## Start Data shown
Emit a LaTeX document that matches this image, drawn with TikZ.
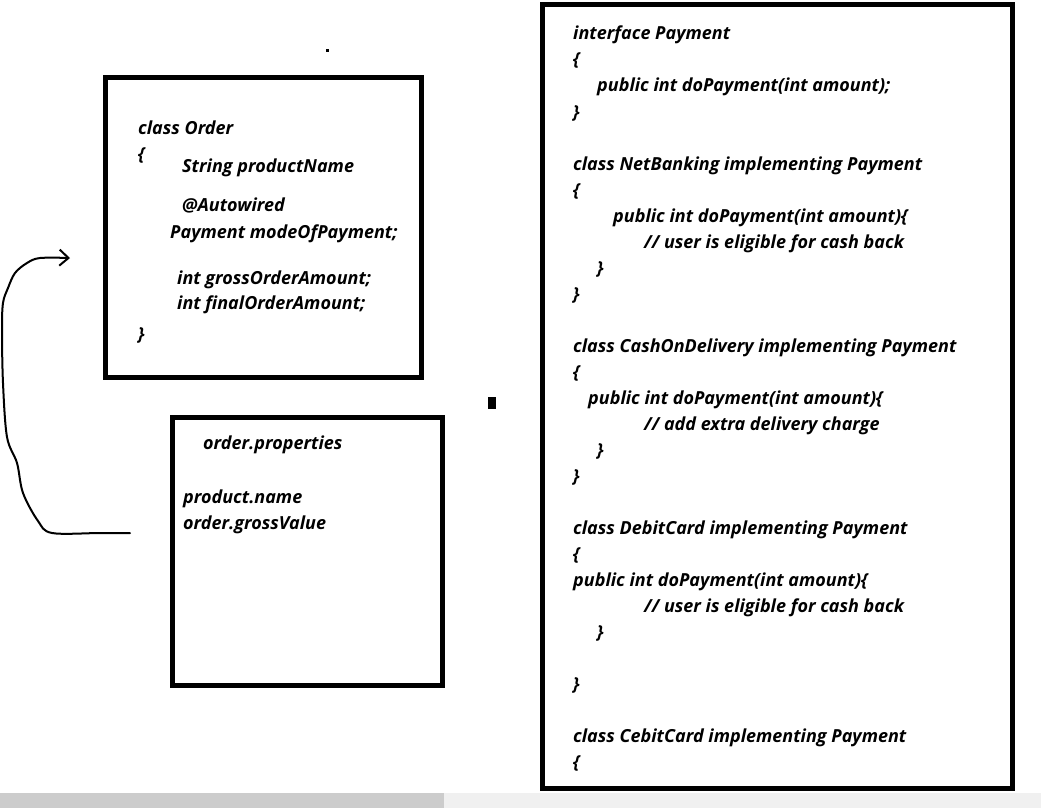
\documentclass[tikz,border=0pt]{standalone}
\usepackage{fontspec}
\setmainfont{Open Sans}
\usetikzlibrary{arrows.meta}
\newcommand{\dslash}{//}
\tikzset{
	codeline/.style={anchor=base west, inner sep=0pt, font=\fontsize{18}{22}\selectfont\bfseries\itshape},
	thickbox/.style={line width=5pt},
	inkline/.style={line width=2pt, line cap=round, line join=round}
}
\begin{document}
\begin{tikzpicture}[x=1pt, y=-1pt]
	\useasboundingbox (0,0) rectangle (1041,808);
	\fill[black!20] (0,793) rectangle (444,808);
	\fill[black!6] (444,793) rectangle (1041,808);
	
	\draw[thickbox] (105,77.5) rectangle (421.5,377.5);
	\draw[thickbox] (172.5,417.5) rectangle (442.5,685);
	\draw[thickbox] (542.5,4.5) rectangle (1012.5,788.5);
	
	\fill (326,49) rectangle (329,52);
	\fill (488,397) rectangle (496,409);
	
	\foreach \x/\y/\t [count=\i] in {138/134/class Order, 138/160/\{, 182/172/String productName, 182/211/@Autowired, 170/238/Payment modeOfPayment;, 177/284/int grossOrderAmount;, 177/309/int finalOrderAmount;, 138/340/\}}
	{
		\node[codeline] (order\i) at (\x,\y) {\t};
	}
	
	\foreach \x/\y/\t [count=\i] in {203/449/order.properties, 183/503/product.name, 183/529/order.grossValue}
	{
		\node[codeline] (prop\i) at (\x,\y) {\t};
	}
	
	\foreach \x/\y/\t [count=\i] in {573/40/interface Payment, 573/66/\{, 597/92/public int doPayment(int amount);, 573/118/\},
		573/170/class NetBanking implementing Payment, 573/196/\{, 613/222/public int doPayment(int amount)\{, 644/248/\dslash{} user is eligible for cash back, 597/274/\}, 573/300/\},
		573/352/class CashOnDelivery implementing Payment, 573/378/\{, 588/404/public int doPayment(int amount)\{, 644/430/\dslash{} add extra delivery charge, 597/456/\}, 573/482/\},
		573/534/class DebitCard implementing Payment, 573/560/\{, 573/586/public int doPayment(int amount)\{, 644/612/\dslash{} user is eligible for cash back, 597/638/\}, 573/690/\},
		573/742/class CebitCard implementing Payment, 573/768/\{}
	{
		\node[codeline] (pay\i) at (\x,\y) {\t};
	}
	
	\coordinate (propend) at (130,533);
	\coordinate (ordertip) at (70,258);
	\draw[inkline, -{Straight Barb[length=9pt, width=16pt, line width=2pt]}] plot[smooth, tension=0.55] coordinates {(propend) (100,533) (52,533) (38,521) (23,493) (17,463) (7,437) (3,383) (2,330) (3,303) (8,288) (15,273) (27,263) (40,258) (ordertip)};
\end{tikzpicture}
\end{document}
## End Data shown
▶ What you have to do
Every line above should be returned word for word, with the pictures left behind.

▶ Full answer
Emit a LaTeX document that matches this image, drawn with TikZ.
\documentclass[tikz,border=0pt]{standalone}
\usepackage{fontspec}
\setmainfont{Open Sans}
\usetikzlibrary{arrows.meta}
\newcommand{\dslash}{//}
\tikzset{
	codeline/.style={anchor=base west, inner sep=0pt, font=\fontsize{18}{22}\selectfont\bfseries\itshape},
	thickbox/.style={line width=5pt},
	inkline/.style={line width=2pt, line cap=round, line join=round}
}
\begin{document}
\begin{tikzpicture}[x=1pt, y=-1pt]
	\useasboundingbox (0,0) rectangle (1041,808);
	\fill[black!20] (0,793) rectangle (444,808);
	\fill[black!6] (444,793) rectangle (1041,808);
	
	\draw[thickbox] (105,77.5) rectangle (421.5,377.5);
	\draw[thickbox] (172.5,417.5) rectangle (442.5,685);
	\draw[thickbox] (542.5,4.5) rectangle (1012.5,788.5);
	
	\fill (326,49) rectangle (329,52);
	\fill (488,397) rectangle (496,409);
	
	\foreach \x/\y/\t [count=\i] in {138/134/class Order, 138/160/\{, 182/172/String productName, 182/211/@Autowired, 170/238/Payment modeOfPayment;, 177/284/int grossOrderAmount;, 177/309/int finalOrderAmount;, 138/340/\}}
	{
		\node[codeline] (order\i) at (\x,\y) {\t};
	}
	
	\foreach \x/\y/\t [count=\i] in {203/449/order.properties, 183/503/product.name, 183/529/order.grossValue}
	{
		\node[codeline] (prop\i) at (\x,\y) {\t};
	}
	
	\foreach \x/\y/\t [count=\i] in {573/40/interface Payment, 573/66/\{, 597/92/public int doPayment(int amount);, 573/118/\},
		573/170/class NetBanking implementing Payment, 573/196/\{, 613/222/public int doPayment(int amount)\{, 644/248/\dslash{} user is eligible for cash back, 597/274/\}, 573/300/\},
		573/352/class CashOnDelivery implementing Payment, 573/378/\{, 588/404/public int doPayment(int amount)\{, 644/430/\dslash{} add extra delivery charge, 597/456/\}, 573/482/\},
		573/534/class DebitCard implementing Payment, 573/560/\{, 573/586/public int doPayment(int amount)\{, 644/612/\dslash{} user is eligible for cash back, 597/638/\}, 573/690/\},
		573/742/class CebitCard implementing Payment, 573/768/\{}
	{
		\node[codeline] (pay\i) at (\x,\y) {\t};
	}
	
	\coordinate (propend) at (130,533);
	\coordinate (ordertip) at (70,258);
	\draw[inkline, -{Straight Barb[length=9pt, width=16pt, line width=2pt]}] plot[smooth, tension=0.55] coordinates {(propend) (100,533) (52,533) (38,521) (23,493) (17,463) (7,437) (3,383) (2,330) (3,303) (8,288) (15,273) (27,263) (40,258) (ordertip)};
\end{tikzpicture}
\end{document}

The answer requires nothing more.